Once I landed in San Francisco with the knowledge that I would be spending one whole month in the Bay Area, I started racking my brains on things to do here. That's when it struck me that Startup Leadership Program has a chapter in the Silicon Valley. A couple of emails later Ankit Jain played the perfect host and invited me over to two sessions of the chapter that were happening the same week.
The first two sessions that I attended were at the Wilson Sonsini Goodrich & Rosati office in Palo Alto. Rama Sekhar, VP at Norwest Venture Partners and a previous SLP fellow, talked to the class about financial modeling with a VC perspective. One thing that made Rama's presentation interesting was that he talked not only about the known issues when presenting to a VC but also things like "How we need to be early but expect the partner to reach late" or "How we need not get hassled by an audience distracted by BlackBerries".
The financial aspect and therefore its presentation will differ based on the stage we are in. However, it is important that we presented our financial model clearly. It is important to spell out your assumptions clearly. Incidentally, on a related topic, I read an interesting post by Jason Goldberg of Fab.com.(shared by, Kapil, again a SLP Silicon Valley fellow) He talked about how he designed a new process to pitch to the VCs so as to ensure that the entire cycle of securing securing venture capital was not only shortened but less painful and less distracting from their actual goal of running the company.
Rama's presentation was very useful for understanding what aspects we need to keep in mind when making a presentation of the financials aspects of our venture.

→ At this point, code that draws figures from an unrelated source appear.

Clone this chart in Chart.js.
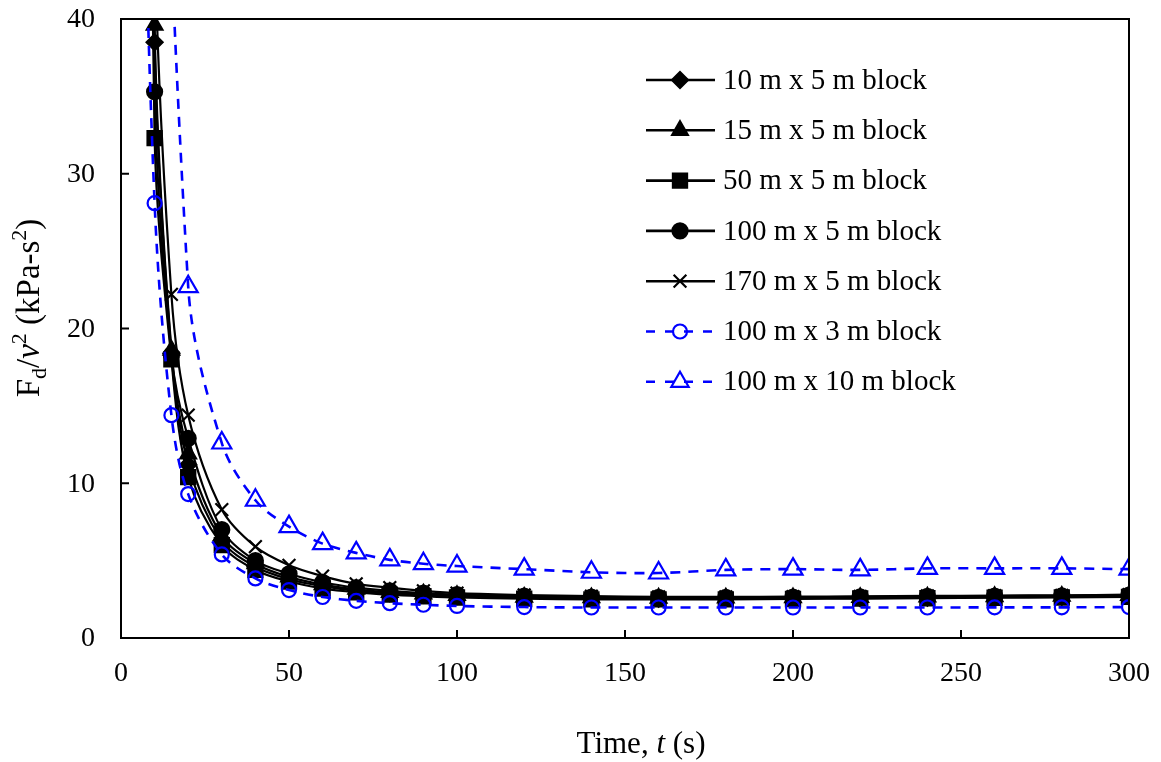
<!DOCTYPE html>
<html>
<head>
<meta charset="utf-8">
<script src="https://cdn.jsdelivr.net/npm/chart.js@4/dist/chart.umd.min.js"></script>
<style>
  html, body { margin: 0; padding: 0; background: #fff; }
  #wrap { width: 1161px; height: 762px; position: relative; }
</style>
</head>
<body>
<div id="wrap"><canvas id="myChart" width="1161" height="762"></canvas></div>
<script>
// time points (s)
const times = [5, 10, 15, 20, 30, 40, 50, 60, 70, 80, 90, 100, 120, 140, 160, 180, 200, 220, 240, 260, 280, 300];

// Fd/v^2 (kPa-s^2); first points sit above the 40 limit
const block10x5  = [130, 38.5, 18.4, 11.2, 6.3, 4.6, 3.8, 3.35, 3.05, 2.9, 2.8, 2.72, 2.6, 2.55, 2.54, 2.55, 2.56, 2.58, 2.61, 2.64, 2.67, 2.72];
const block15x5  = [140, 39.6, 18.6, 11.9, 6.6, 4.8, 3.95, 3.45, 3.15, 2.95, 2.85, 2.75, 2.64, 2.6, 2.58, 2.59, 2.6, 2.62, 2.65, 2.68, 2.7, 2.75];
const block50x5  = [120, 32.3, 18.0, 10.4, 6.0, 4.4, 3.65, 3.2, 2.95, 2.8, 2.7, 2.62, 2.54, 2.5, 2.5, 2.5, 2.52, 2.55, 2.57, 2.6, 2.62, 2.66];
const block100x5 = [125, 35.3, 18.3, 12.9, 7.0, 5.0, 4.15, 3.6, 3.25, 3.05, 2.9, 2.8, 2.7, 2.65, 2.63, 2.63, 2.64, 2.66, 2.69, 2.71, 2.73, 2.78];
const block170x5 = [160, 46, 22.2, 14.4, 8.3, 5.9, 4.7, 4.0, 3.5, 3.25, 3.05, 2.9, 2.78, 2.7, 2.66, 2.66, 2.67, 2.69, 2.72, 2.74, 2.76, 2.8];
const block100x3 = [65, 28.1, 14.4, 9.3, 5.4, 3.85, 3.1, 2.65, 2.4, 2.25, 2.15, 2.07, 2.0, 1.97, 1.97, 1.97, 1.97, 1.97, 1.97, 1.98, 1.98, 2.0];
const block100x10 = [250, 85, null, 22.7, 12.6, 8.9, 7.2, 6.1, 5.5, 5.05, 4.8, 4.65, 4.45, 4.25, 4.2, 4.4, 4.45, 4.4, 4.5, 4.5, 4.5, 4.45];

const labels = ['10 m x 5 m block', '15 m x 5 m block', '50 m x 5 m block', '100 m x 5 m block',
                '170 m x 5 m block', '100 m x 3 m block', '100 m x 10 m block'];
const xTicks = [0, 50, 100, 150, 200, 250, 300];
const yTicks = [0, 10, 20, 30, 40];

const FONT = '"Liberation Serif", "Times New Roman", serif';
const BLUE = '#0000ff';

const pts = (ys) => times.map((t, i) => ({ x: t, y: ys[i] }));

const styles = [
  { data: block10x5,  style: 'rectRot',  r: 8,   fill: '#000', color: '#000', dash: [], w: 2.2 },
  { data: block15x5,  style: 'triangle', r: 9,   fill: '#000', color: '#000', dash: [], w: 2.2 },
  { data: block50x5,  style: 'rect',     r: 10,  fill: '#000', color: '#000', dash: [], w: 2.2 },
  { data: block100x5, style: 'circle',   r: 7.5, fill: '#000', color: '#000', dash: [], w: 2.2 },
  { data: block170x5, style: 'crossRot', r: 9,   fill: '#000', color: '#000', dash: [], w: 2.2 },
  { data: block100x3, style: 'circle',   r: 7,   fill: 'rgba(0,0,0,0)', color: BLUE, dash: [10, 8], w: 2.6 },
  { data: block100x10, style: 'triangle', r: 11, fill: 'rgba(0,0,0,0)', color: BLUE, dash: [10, 8], w: 2.6 }
];

const datasets = styles.map((s, i) => ({
  label: labels[i],
  data: pts(s.data),
  borderColor: s.color,
  borderWidth: s.w,
  borderDash: s.dash,
  tension: 0.33,
  spanGaps: true,
  pointStyle: s.style,
  pointRadius: s.r,
  pointBackgroundColor: s.fill,
  pointBorderColor: s.color,
  pointBorderWidth: 2.2,
  fill: false,
  order: 10 - i
}));

// frame, inward tick marks, tick labels, axis titles and the legend
const decor = {
  id: 'decor',
  afterDraw(chart) {
    const ctx = chart.ctx;
    const a = chart.chartArea;
    const xs = chart.scales.x, ys = chart.scales.y;
    ctx.save();
    ctx.strokeStyle = '#000';
    ctx.lineWidth = 2;
    ctx.strokeRect(a.left, a.top, a.right - a.left, a.bottom - a.top);
    ctx.beginPath();
    xTicks.forEach(v => {
      const px = xs.getPixelForValue(v);
      ctx.moveTo(px, a.bottom); ctx.lineTo(px, a.bottom - 8);
    });
    yTicks.forEach(v => {
      const py = ys.getPixelForValue(v);
      ctx.moveTo(a.left, py); ctx.lineTo(a.left + 8, py);
    });
    ctx.stroke();

    ctx.fillStyle = '#000';
    ctx.font = '28px ' + FONT;
    ctx.textBaseline = 'middle';
    ctx.textAlign = 'center';
    xTicks.forEach(v => ctx.fillText(String(v), xs.getPixelForValue(v), a.bottom + 36));
    ctx.textAlign = 'right';
    yTicks.forEach(v => ctx.fillText(String(v), a.left - 26, ys.getPixelForValue(v) + 1));

    // x title
    ctx.textBaseline = 'alphabetic';
    const xRuns = [['Time, ', ''], ['t', 'italic '], [' (s)', '']];
    drawRuns(ctx, xRuns.map(r => ({ t: r[0], f: r[1] + '31px ' + FONT, dy: 0 })), 641, 753);

    // y title, rotated
    ctx.translate(39, 308);
    ctx.rotate(-Math.PI / 2);
    const big = '33px ' + FONT, small = '22px ' + FONT;
    drawRuns(ctx, [
      { t: 'F', f: big, dy: 0 },
      { t: 'd', f: small, dy: 7 },
      { t: '/', f: big, dy: 0 },
      { t: 'v', f: 'italic ' + big, dy: 0 },
      { t: '2', f: small, dy: -13 },
      { t: ' (kPa-s', f: big, dy: 0 },
      { t: '2', f: small, dy: -13 },
      { t: ')', f: big, dy: 0 }
    ], 0, 0);
    ctx.setTransform(1, 0, 0, 1, 0, 0);

    // legend
    styles.forEach((s, i) => {
      const y = 80 + i * 50.3;
      ctx.strokeStyle = s.color;
      ctx.lineWidth = s.dash.length ? s.w : 2.6;
      ctx.setLineDash(s.dash.length ? [9, 10] : []);
      ctx.beginPath();
      ctx.moveTo(646, y); ctx.lineTo(715, y);
      ctx.stroke();
      ctx.setLineDash([]);
      ctx.fillStyle = s.fill;
      ctx.lineWidth = 2.2;
      const lr = s.style === 'triangle' && s.fill !== '#000' ? 10 : s.r;
      Chart.helpers.drawPoint(ctx, { pointStyle: s.style, radius: lr, rotation: 0, borderWidth: 2.2 }, 680, y);
      ctx.fillStyle = '#000';
      ctx.font = '29px ' + FONT;
      ctx.textAlign = 'left';
      ctx.textBaseline = 'middle';
      ctx.fillText(labels[i], 723, y + 1);
    });
    ctx.restore();
  }
};

function drawRuns(ctx, runs, cx, base) {
  let w = 0;
  runs.forEach(r => { ctx.font = r.f; w += ctx.measureText(r.t).width; });
  let x = cx - w / 2;
  ctx.textAlign = 'left';
  runs.forEach(r => {
    ctx.font = r.f;
    ctx.fillText(r.t, x, base + r.dy);
    x += ctx.measureText(r.t).width;
  });
}

Chart.defaults.font.family = FONT;
Chart.defaults.color = '#000';

new Chart(document.getElementById('myChart').getContext('2d'), {
  type: 'line',
  data: { datasets },
  options: {
    responsive: false,
    animation: false,
    layout: { padding: { left: 0, top: 19, right: 32, bottom: 0 } },
    plugins: { legend: { display: false }, tooltip: { enabled: false } },
    scales: {
      x: {
        type: 'linear', min: 0, max: 300,
        grid: { display: false, drawTicks: false },
        border: { display: false },
        ticks: { display: false, stepSize: 50 },
        afterFit: (s) => { s.height = 124; }
      },
      y: {
        min: 0, max: 40,
        grid: { display: false, drawTicks: false },
        border: { display: false },
        ticks: { display: false, stepSize: 10 },
        afterFit: (s) => { s.width = 121; }
      }
    }
  },
  plugins: [decor]
});
</script>
</body>
</html>
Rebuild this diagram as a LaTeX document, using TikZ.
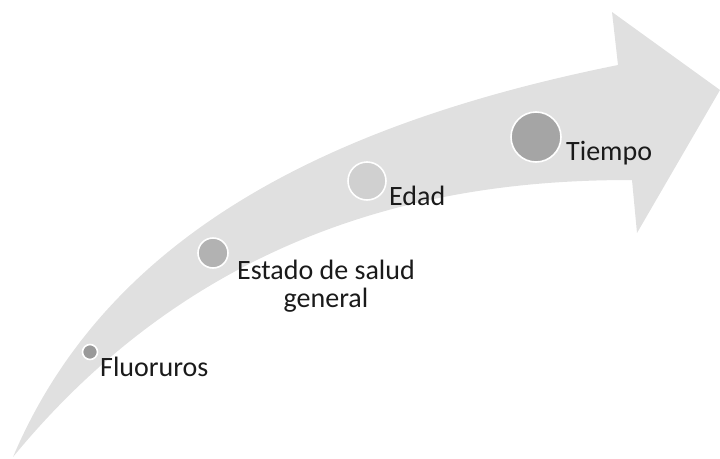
\documentclass[tikz,border=0pt]{standalone}
\usepackage{fontspec}
\setmainfont{Carlito}
\definecolor{arrowgrey}{HTML}{E0E0E0}
\definecolor{dotA}{HTML}{999999}
\definecolor{dotB}{HTML}{B2B2B2}
\definecolor{dotC}{HTML}{D0D0D0}
\definecolor{dotD}{HTML}{A5A5A5}
\definecolor{ink}{HTML}{1A1A1A}
\begin{document}
\begin{tikzpicture}[x=1pt,y=-1pt,
  milestone/.style={circle, draw=white, line width=1.6pt, inner sep=0pt},
  label/.style={inner sep=0pt, text=ink, font=\fontsize{28}{30}\selectfont}]
\useasboundingbox (0,0) rectangle (720,458);
% curved arrow body and head
\fill[arrowgrey] (13,457) .. controls (105,240) and (320,125) .. (618,65)
  -- (612,12) -- (720,90) -- (637,233) -- (632,180)
  .. controls (480,180) and (220,205) .. (13,457) -- cycle;
% milestones along the arrow
\node[milestone, fill=dotA, minimum size=15pt] (fluor) at (90,352) {};
\node[milestone, fill=dotB, minimum size=30pt] (estado) at (213,253) {};
\node[milestone, fill=dotC, minimum size=38pt] (edad) at (367,181) {};
\node[milestone, fill=dotD, minimum size=50pt] (tiempo) at (536,137) {};
% labels
\node[label, anchor=base west] (tfluor) at (100,376) {Fluoruros};
\node[label, anchor=base] (testado) at (326,279) {Estado de salud};
\node[label, anchor=base] (tgeneral) at (326,307) {general};
\node[label, anchor=base west] (tedad) at (389,205) {Edad};
\node[label, anchor=base west] (ttiempo) at (566,160) {Tiempo};
\end{tikzpicture}
\end{document}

This was followed by an activity based session by Barbara Fittipaldi of Center of New Futures. As far as I am concerned, it was an "interesting" session. I am wary of activities that can be categorized as Self Help and I fought hard in my mind not to approach this session from that angle of skepticism. Even though it would be difficult to summarize the message from the session into a paragraph, the underlying theme of Barbara's message was "If you want to go great things, in all probability, you are not going to reach there by doing the normal". She gave anecdotes and pointers on how to map your path to achieve your goals. What was interesting to know was that there were so many people in the class were open to her ideas and her message. Belonging to the Hyderabad Chapter, I could not help thinking, what would be the value add and reception to such a session in my chapter.
The third session that I attended was on a bright Saturday morning in the TiE office, Santa Clara. The topic, Financial Modeling, was kicked off by Ann Rogan. Ann presented the class with a template of a financial model that she filled up with data from her enterprise. This particular session was the most interactive of the ones I attended in SLP Silicon Valley. Most of the participants, on account of being existing or budding entrepreneurs, were informed on different financial aspects about an enterprise. Some of the topics discussed were - "projecting your startups' numbers on a monthly or quarterly basis - when to go which?", "the sensitivity of your financial model to a set of parameters that you use", "how to arrive that Customer Acquisition Cost", "differences in your model depending on your startup being an enterprise or eCom ?(or similar) startup". After Ann's walkthrough, we watched a video on Balance Sheets from the Khan Academy. Following that Sheila Maithel of Brillist, who was with SLP Delhi and is now with the Silicon Valley chapter, walked us through her thoughts about a financial model when she came up with her idea. Evidently, Sheila was still working out the financial aspect of her startup. But the discussion in the class was not only supportive but constructive too - for Sheila and for everyone else.
Overall, for me, it was a valuable learning experience to share time with fellows from the SLP Silicon Valley. One thing that struck me and which I also told fellows here was that it was interesting to note the kind of problems we were solving in Hyderabad (India in general) were different from what we were doing here in Silicon Valley. This obviously is a reflection of the needs of the market or shall we say the needs of the society in a particular geography. I wish all the entrepreneurs, best of luck, in their entrepreneurial endeavors. Hope to meet all of you again soon.